Lines containing "this" are to be counted. Give the number and nothing more.
--- start of The records ---
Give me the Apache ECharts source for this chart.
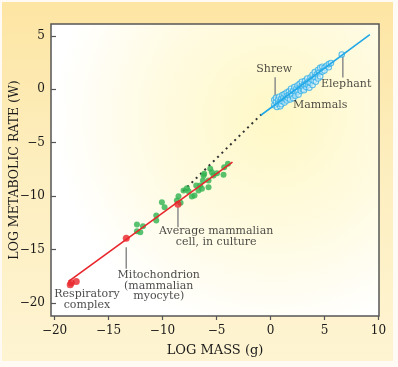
<!DOCTYPE html>
<html><head><meta charset="utf-8">
<script src="https://cdn.jsdelivr.net/npm/echarts@6/dist/echarts.min.js"></script>
<style>
html,body{margin:0;padding:0;background:#fffaf4;}
#wrap{position:relative;width:398px;height:367px;background:#fffaf4;}
#panel{position:absolute;left:2px;top:2px;width:391px;height:359px;
 background:linear-gradient(180deg,#fde5a3 0%,#fdeebe 45%,#fef4d2 100%);}
#chart{position:absolute;left:0;top:0;width:398px;height:367px;}
</style></head>
<body><div id="wrap"><div id="panel"></div><div id="chart"></div></div>
<script>
// ---- data ----
const xTicks = [-20, -15, -10, -5, 0, 5, 10];
const yTicks = [-20, -15, -10, -5, 0, 5];
const mammalPoints = [
 [0.35,-1.0],[0.35,-1.5],[0.5,-1.2],[0.5,-0.8],[0.6,-1.65],[0.7,-1.0],[0.7,-1.35],[0.8,-0.7],
 [0.9,-1.2],[0.9,-1.6],[1.0,-0.9],[1.0,-1.4],[1.1,-0.55],[1.1,-1.1],[1.2,-0.8],[1.3,-1.25],
 [1.3,-0.45],[1.4,-0.9],[1.5,-0.3],[1.5,-0.65],[1.5,-1.05],[1.6,-0.8],[1.7,-0.2],[1.7,-0.55],
 [1.8,-0.95],[1.9,-0.35],[1.9,0.05],[2.0,-0.6],[2.1,-0.15],[2.1,-0.85],[2.2,0.2],[2.3,-0.3],
 [2.3,-0.6],[2.4,0.05],[2.5,-0.25],[2.5,0.35],[2.6,-0.5],[2.7,0.15],[2.7,0.5],[2.8,-0.15],
 [2.9,0.3],[2.9,0.7],[3.0,0.0],[3.1,0.45],[3.1,-0.1],[3.2,0.8],[3.3,0.2],[3.3,0.5],[3.4,1.0],
 [3.5,0.4],[3.5,0.7],[3.6,0.15],[3.7,1.1],[3.7,0.6],[3.8,0.9],[3.9,0.4],[3.9,1.35],[4.0,0.8],
 [4.1,1.15],[4.1,1.6],[4.2,0.7],[4.3,1.4],[4.4,1.0],[4.4,1.8],[4.5,1.55],[4.6,1.2],[4.6,2.0],
 [4.8,1.65],[4.8,2.1],[5.0,2.0],[5.0,1.75],[5.2,2.2],[5.4,2.05],[5.4,2.35],[5.6,2.45],[6.6,3.25]
];
const mammalFit = [[-0.9,-2.43],[9.2,5.1]];
const cellPoints = [
 [-12.37,-12.64],[-12.37,-13.27],[-12.06,-13.36],[-11.81,-12.8],[-10.58,-11.8],[-10.58,-12.27],
 [-10.06,-10.56],[-9.81,-11.03],[-8.67,-10.4],[-8.52,-10.0],[-8.33,-10.62],[-8.05,-9.47],[-7.74,-9.25],
 [-7.59,-9.53],[-7.28,-10.03],[-7.04,-9.93],[-6.88,-9.0],[-6.67,-9.47],[-6.51,-9.0],[-6.35,-9.31],
 [-6.26,-8.53],[-6.14,-7.91],[-6.2,-8.07],[-5.74,-9.16],[-5.74,-8.53],[-5.58,-7.44],[-5.43,-7.76],
 [-5.28,-8.07],[-4.96,-7.85],[-4.35,-8.0],[-4.29,-7.29],[-3.94,-6.97]
];
const subcellPoints = [[-18.55,-18.28],[-18.45,-18.1],[-17.99,-17.97],[-13.36,-13.93],[-8.57,-10.75]];
const cellFit = [[-18.7,-17.97],[-3.52,-6.82]];
const bridge = [[-8.1,-9.53],[-0.85,-2.35]];
const leaders = [
 [[0.43,1.12],[0.43,-0.8]],
 [[6.7,3.1],[6.7,1.1]],
 [[-8.57,-11.03],[-8.57,-12.9]],
 [[-13.36,-14.77],[-13.36,-16.79]]
];
const annotations = [
 {text:'Shrew', pos:[0.34,1.91]},
 {text:'Elephant', pos:[7.01,0.5]},
 {text:'Mammals', pos:[4.6,-1.52]},
 {text:'Average mammalian\ncell, in culture', pos:[-5.03,-13.79]},
 {text:'Mitochondrion\n(mammalian\nmyocyte)', pos:[-10.35,-18.39]},
 {text:'Respiratory\ncomplex', pos:[-17.0,-19.65]}
];

// ---- chart ----
const chart = echarts.init(document.getElementById('chart'), null, {renderer:'canvas'});
const FONT = '"DejaVu Serif", serif';
const minus = v => String(v).replace('-', '\u2212');
const series = [];
series.push({type:'line', data:bridge, symbol:'none', silent:true,
  lineStyle:{color:'#333', width:2, type:[2,4]}, z:2});
series.push({type:'scatter', data:mammalPoints, symbol:'circle', symbolSize:5.5, silent:true,
  itemStyle:{color:'rgba(215,240,252,0.75)', borderColor:'#35b0e8', borderWidth:1.1}, z:3});
series.push({type:'line', data:mammalFit, symbol:'none', silent:true,
  lineStyle:{color:'#22a8e6', width:1.6}, z:4});
series.push({type:'scatter', data:cellPoints, symbol:'circle', symbolSize:6, silent:true,
  itemStyle:{color:'#2fb34f'}, z:3});
series.push({type:'line', data:cellFit, symbol:'none', silent:true,
  lineStyle:{color:'#e8262b', width:1.6}, z:4});
series.push({type:'scatter', data:subcellPoints, symbol:'circle', symbolSize:7, silent:true,
  itemStyle:{color:'#e8262b'}, z:5});
leaders.forEach(seg => series.push({type:'line', data:seg, symbol:'none', silent:true,
  lineStyle:{color:'#8c8c8c', width:1.5}, z:2}));
series.push({type:'scatter', silent:true, symbolSize:1, itemStyle:{color:'rgba(0,0,0,0)'}, z:6,
  data: annotations.map(a => ({value:a.pos, label:{formatter:a.text}})),
  label:{show:true, position:'inside', color:'#1a1a1a', fontFamily:FONT, fontSize:11,
    lineHeight:10.5, align:'center', verticalAlign:'middle'}});

chart.setOption({
  animation:false,
  grid:{left:51, right:19, top:24, bottom:51, show:true, outerBoundsMode:'none', containLabel:false,
    borderColor:'#555', borderWidth:1.5,
    backgroundColor:{type:'radial', x:0.68, y:0.32, r:0.75,
      colorStops:[{offset:0,color:'#fff8c6'},{offset:0.55,color:'#fffbe2'},{offset:1,color:'#ffffff'}]}},
  xAxis:{type:'value', min:-20.33, max:10.05,
    name:'LOG MASS (g)', nameLocation:'middle', nameGap:28, nameMoveOverlap:false,
    nameTextStyle:{fontFamily:FONT, fontSize:13, color:'#1a1a1a'},
    axisLine:{show:false, onZero:false}, splitLine:{show:false},
    axisTick:{show:true, inside:false, length:4, customValues:xTicks, lineStyle:{color:'#555', width:1.2}},
    axisLabel:{customValues:xTicks, formatter:minus, margin:9, fontFamily:FONT, fontSize:12, color:'#1a1a1a'}},
  yAxis:{type:'value', min:-21.2, max:6.1,
    name:'LOG METABOLIC RATE (W)', nameLocation:'middle', nameGap:30, nameRotate:90, nameMoveOverlap:false,
    nameTextStyle:{fontFamily:FONT, fontSize:12.5, color:'#1a1a1a'},
    axisLine:{show:false, onZero:false}, splitLine:{show:false},
    axisTick:{show:true, inside:true, length:5, customValues:yTicks, lineStyle:{color:'#555', width:1.2}},
    axisLabel:{customValues:yTicks, formatter:minus, margin:6, fontFamily:FONT, fontSize:12, color:'#1a1a1a'}},
  series:series
});
</script></body></html>
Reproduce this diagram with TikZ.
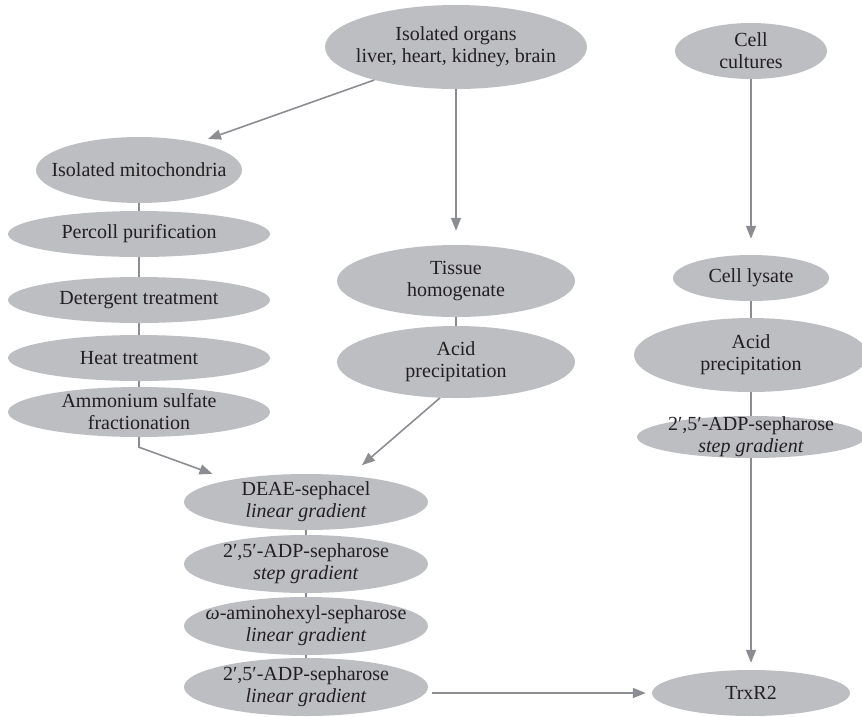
\documentclass[tikz,border=0pt]{standalone}
\usepackage{fontspec}
\setmainfont{Liberation Serif}
\usepackage{tikz}
\usetikzlibrary{shapes.geometric, arrows.meta, positioning}

\definecolor{blobgray}{RGB}{189,190,194}
\definecolor{wiregray}{RGB}{140,141,146}
\definecolor{inkgray}{RGB}{35,31,32}

\begin{document}
\begin{tikzpicture}[x=1pt, y=-1pt,
        blob/.style 2 args={ellipse, fill=blobgray, draw=none, inner sep=0pt,
            minimum width=#1pt, minimum height=#2pt},
        every label/.style={align=center, text=inkgray, inner sep=0pt,
            font=\fontsize{20}{22}\selectfont},
        link/.style={wiregray, line width=1.6pt},
        flow/.style={link, -{Triangle[length=13pt, width=10pt]}}]
        \useasboundingbox (0,0) rectangle (862,716);

        % sources
        \node[blob={262}{84}, label={center:{Isolated organs\\liver, heart, kidney, brain}}] (organs) at (456,47) {};
        \node[blob={152}{56}, label={center:{Cell\\cultures}}] (cells) at (751,51) {};

        % mitochondrial route
        \node[blob={206}{66}, label=center:Isolated mitochondria] (mito) at (139,170) {};
        \node[blob={262}{46}, label=center:Percoll purification] (percoll) at (139,234) {};
        \node[blob={262}{46}, label=center:Detergent treatment] (deterg) at (139,300) {};
        \node[blob={262}{46}, label=center:Heat treatment] (heat) at (139,358) {};
        \node[blob={262}{50}, label={center:{Ammonium sulfate\\fractionation}}] (ammon) at (139,412) {};

        % tissue route
        \node[blob={238}{72}, label={center:{Tissue\\homogenate}}] (tissue) at (456,281) {};
        \node[blob={238}{72}, label={center:{Acid\\precipitation}}] (acid) at (456,362) {};

        % columns
        \node[blob={244}{56}, label={center:{DEAE-sephacel\\\textit{linear gradient}}}] (deae) at (306,502) {};
        \node[blob={244}{58}, label={center:{2′,5′-ADP-sepharose\\\textit{step gradient}}}] (adpstep) at (306,564) {};
        \node[blob={244}{58}, label={center:{\textit{ω}-aminohexyl-sepharose\\\textit{linear gradient}}}] (amino) at (306,626) {};
        \node[blob={244}{58}, label={center:{2′,5′-ADP-sepharose\\\textit{linear gradient}}}] (adplin) at (306,687) {};

        % cell culture route
        \node[blob={156}{46}, label=center:Cell lysate] (lysate) at (751,278) {};
        \node[blob={234}{74}, label={center:{Acid\\precipitation}}] (cellacid) at (751,355) {};
        \node[blob={228}{42}, label={center:{2′,5′-ADP-sepharose\\\textit{step gradient}}}] (cellstep) at (751,437) {};

        \node[blob={198}{46}, label=center:TrxR2] (trxr) at (751,693) {};

        \foreach \a/\b in {mito/percoll, percoll/deterg, deterg/heat, heat/ammon,
            tissue/acid, deae/adpstep, adpstep/amino, amino/adplin,
            lysate/cellacid, cellacid/cellstep}
            \draw[link] (\a) -- (\b);

        \draw[flow, shorten >=11pt] (organs.202) -- (mito.25);
        \draw[flow, shorten >=14pt] (organs) -- (tissue);
        \draw[flow, shorten >=16pt] (cells) -- (lysate);
        \draw[flow, shorten >=18pt] (ammon.south) -- ++(0,10) -- (deae.164);
        \draw[flow, shorten >=16pt] (acid.246) -- (deae.31);
        \draw[flow, shorten >=7pt] (cellstep) -- (trxr);
        \draw[flow, shorten <=4pt, shorten >=6pt] (adplin.east |- trxr.west) -- (trxr.west);
\end{tikzpicture}
\end{document}
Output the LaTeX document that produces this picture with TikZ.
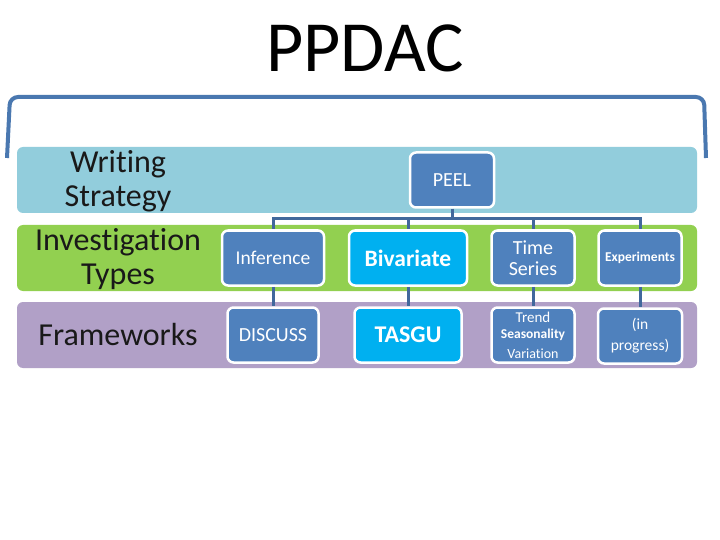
\documentclass[tikz,border=0pt]{standalone}
\usepackage{fontspec}
\setmainfont{Carlito}[Ligatures=NoCommon]
\definecolor{bandblue}{HTML}{92CDDC}
\definecolor{bandgreen}{HTML}{92D050}
\definecolor{bandpurple}{HTML}{B1A0C7}
\definecolor{boxblue}{HTML}{4F81BD}
\definecolor{boxcyan}{HTML}{00B0F0}
\definecolor{linecol}{HTML}{41689C}
\definecolor{bracketcol}{HTML}{4A78B0}
\tikzset{
  band/.style={fill=#1, rounded corners=6pt, draw=none, minimum width=680pt, minimum height=66pt, inner sep=0pt},
  box/.style={fill=boxblue, draw=white, line width=2.5pt, rounded corners=6pt, text=white, align=center, inner sep=0pt, minimum height=55pt},
  cbox/.style={box, fill=boxcyan},
  conn/.style={draw=linecol, line width=3pt},
  lab/.style={align=center, font=\fontsize{32}{34}\selectfont, text=black!90}
}
\begin{document}
\begin{tikzpicture}[x=1pt,y=-1pt]
\useasboundingbox (0,0) rectangle (720,540);
\fill[white] (0,0) rectangle (720,540);
% title
\node[font=\fontsize{72}{74}\selectfont] (title) at (365,48) {PPDAC};
% bracket
\draw[draw=bracketcol, line width=4pt, rounded corners=8pt] (7,158) -- (10,97) -- (704,97) -- (706,158);
% bands
\node[band=bandblue] (b1) at (357,180) {};
\node[band=bandgreen] (b2) at (357,258) {};
\node[band=bandpurple] (b3) at (357,335) {};
% labels
\node[lab] (l1) at (118,181) {Writing\\Strategy};
\node[lab] (l2) at (118,259) {Investigation\\Types};
\node[lab] (l3) at (118,335) {Frameworks};
% boxes
\node[box, minimum width=84pt, font=\fontsize{20}{22}\selectfont] (peel) at (452,180) {PEEL};
\node[box, minimum width=102pt, font=\fontsize{19.5}{21}\selectfont] (inf) at (273,258) {Inference};
\node[cbox, minimum width=118pt, font=\bfseries\fontsize{23.5}{25}\selectfont] (biv) at (408,258) {Bivariate};
\node[box, minimum width=83pt, font=\fontsize{20}{21}\selectfont] (ts) at (533,258) {Time\\Series};
\node[box, minimum width=83pt, font=\bfseries\fontsize{13.5}{15}\selectfont] (exp) at (640,258) {Experiments};
\node[box, minimum width=91pt, font=\fontsize{20}{22}\selectfont] (disc) at (273,335) {DISCUSS};
\node[cbox, minimum width=107pt, font=\bfseries\fontsize{24}{26}\selectfont] (tasgu) at (408,335) {TASGU};
\node[box, minimum width=83pt, font=\fontsize{15}{17}\selectfont] (trend) at (533,335) {Trend\\[-1pt]{\bfseries\fontsize{13.5}{15}\selectfont Seasonality}\\[3pt]{\fontsize{14}{15}\selectfont Variation}};
\node[box, minimum width=84pt, font=\fontsize{15.5}{21}\selectfont] (prog) at (640,336) {(in\\progress)};
% connectors
\coordinate (bus) at (452,219);
\draw[conn] (peel.south) -- (bus);
\draw[conn] (bus) -| (inf.north);
\draw[conn] (bus) -| (biv.north);
\draw[conn] (bus) -| (ts.north);
\draw[conn] (bus) -| (exp.north);
\draw[conn] (inf.south) -- (disc.north);
\draw[conn] (biv.south) -- (tasgu.north);
\draw[conn] (ts.south) -- (trend.north);
\draw[conn] (exp.south) -- (prog.north);
\end{tikzpicture}
\end{document}
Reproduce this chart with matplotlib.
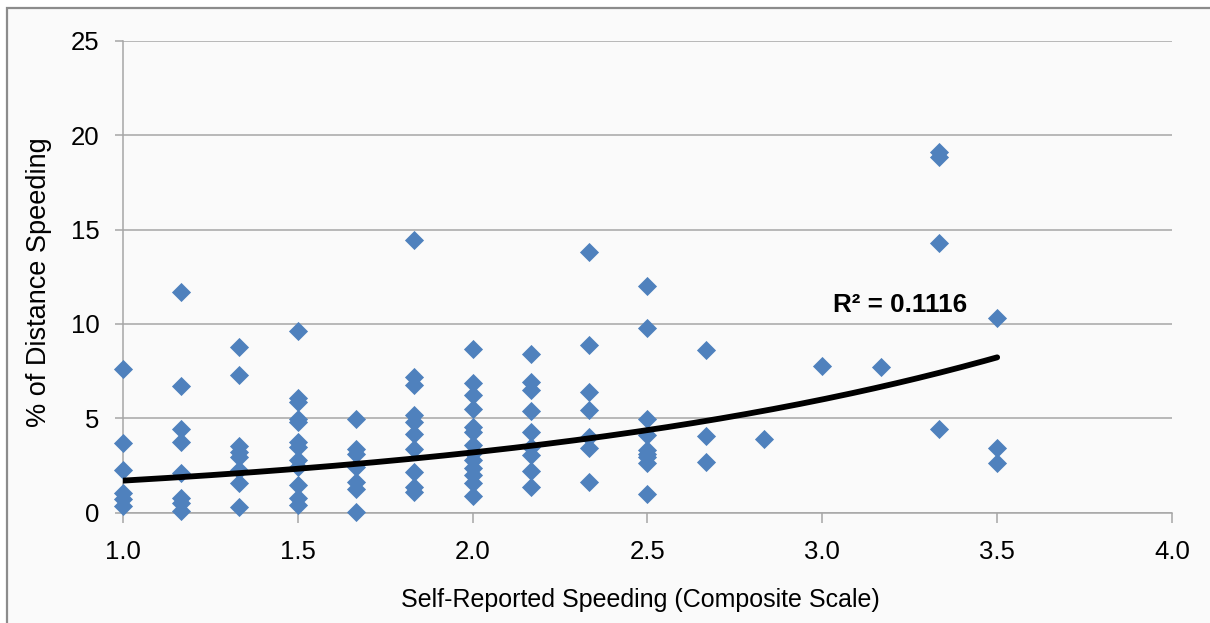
import matplotlib
matplotlib.use("Agg")
import matplotlib.pyplot as plt
from matplotlib.patches import Rectangle
import numpy as np

# ---- data ----
x_levels = [1.0, 1.167, 1.333, 1.5, 1.667, 1.833, 2.0, 2.167,
            2.333, 2.5, 2.667, 2.833, 3.0, 3.167, 3.333, 3.5]
y_groups = [
    [7.6, 3.7, 2.25, 1.05, 0.7, 0.35],
    [11.67, 6.7, 4.45, 3.75, 2.1, 0.75, 0.5, 0.07],
    [8.75, 7.3, 3.55, 3.22, 2.95, 2.25, 1.55, 0.3],
    [9.65, 6.05, 5.85, 4.98, 4.8, 3.72, 3.48, 2.78, 2.4, 1.45, 0.75, 0.4],
    [4.98, 3.35, 3.1, 2.4, 1.6, 1.25, 0.05],
    [14.44, 7.2, 6.75, 5.15, 4.82, 4.15, 3.35, 2.15, 1.37, 1.1],
    [8.66, 6.85, 6.23, 5.47, 4.55, 4.28, 3.58, 3.14, 2.78, 2.34, 1.99, 1.55, 0.86],
    [8.4, 6.92, 6.49, 5.38, 4.25, 3.49, 3.05, 2.22, 1.37],
    [13.79, 8.88, 6.4, 5.43, 4.02, 3.42, 1.63],
    [12.02, 9.78, 4.98, 4.11, 3.3, 3.12, 2.95, 2.62, 1.0],
    [8.61, 4.05, 2.69],
    [3.88],
    [7.78],
    [7.73],
    [19.1, 18.86, 14.3, 4.41],
    [10.29, 3.4, 2.64],
]
speed_scale = [x for x, ys in zip(x_levels, y_groups) for _ in ys]
pct_distance = [y for ys in y_groups for y in ys]

# exponential trend line y = a * exp(b x)
trend_a = 0.8975
trend_b = 0.633
trend_x_range = [1.0, 3.5]
r2_text = "R\u00b2 = 0.1116"

x_ticks = [1.0, 1.5, 2.0, 2.5, 3.0, 3.5, 4.0]
y_ticks = [0, 5, 10, 15, 20, 25]

# ---- figure ----
plt.rcParams['font.family'] = ['Liberation Sans', 'DejaVu Sans']
W, H = 1210, 623
fig = plt.figure(figsize=(W / 100, H / 100), dpi=100)
fig.patch.set_facecolor('white')

bg = '#fafafa'
frame = Rectangle((7 / W, -0.05), 1.1, (H - 8) / H + 0.05,
                  transform=fig.transFigure, facecolor=bg,
                  edgecolor='#8c8c8c', linewidth=1.6, zorder=-10)
fig.patches.append(frame)

ax = fig.add_axes([123 / W, (H - 512.5) / H, (1172 - 123) / W, (512.5 - 41) / H])
ax.set_zorder(1)
ax.set_facecolor(bg)

grid_col = '#a6a6a6'
ax.set_xlim(1.0, 4.0)
ax.set_ylim(0, 25)
ax.set_xticks(x_ticks)
ax.set_xticklabels([f"{t:.1f}" for t in x_ticks])
ax.set_yticks(y_ticks)
ax.set_yticklabels([str(t) for t in y_ticks])
ax.yaxis.grid(True, color=grid_col, linewidth=1.1)
ax.set_axisbelow(True)
for s in ['top', 'right']:
    ax.spines[s].set_visible(False)
for s in ['left', 'bottom']:
    ax.spines[s].set_color(grid_col)
    ax.spines[s].set_linewidth(1.1)
ax.tick_params(axis='both', colors=grid_col, labelcolor='black', labelsize=18.5,
               width=1.1)
ax.tick_params(axis='y', length=6, pad=11)
ax.tick_params(axis='x', length=7, pad=13)

ax.scatter(speed_scale, pct_distance, marker='D', s=95, color='#4F81BD',
           linewidths=0, zorder=3, clip_on=False)

tx = np.linspace(trend_x_range[0], trend_x_range[1], 200)
ax.plot(tx, trend_a * np.exp(trend_b * tx), color='black', linewidth=4.2,
        solid_capstyle='round', zorder=4)

ax.text(3.03, 11.0, r2_text, fontsize=18.7, fontweight='bold', ha='left',
        va='center', zorder=5)

ax.set_xlabel("Self-Reported Speeding (Composite Scale)", fontsize=18)
ax.set_ylabel("% of Distance Speeding", fontsize=19.5)
ax.xaxis.set_label_coords(0.493, -0.160)
ax.yaxis.set_label_coords(-0.068, 0.488)

fig.savefig("out.png", dpi=100, facecolor='white')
--- end of The records ---
__Response__. 4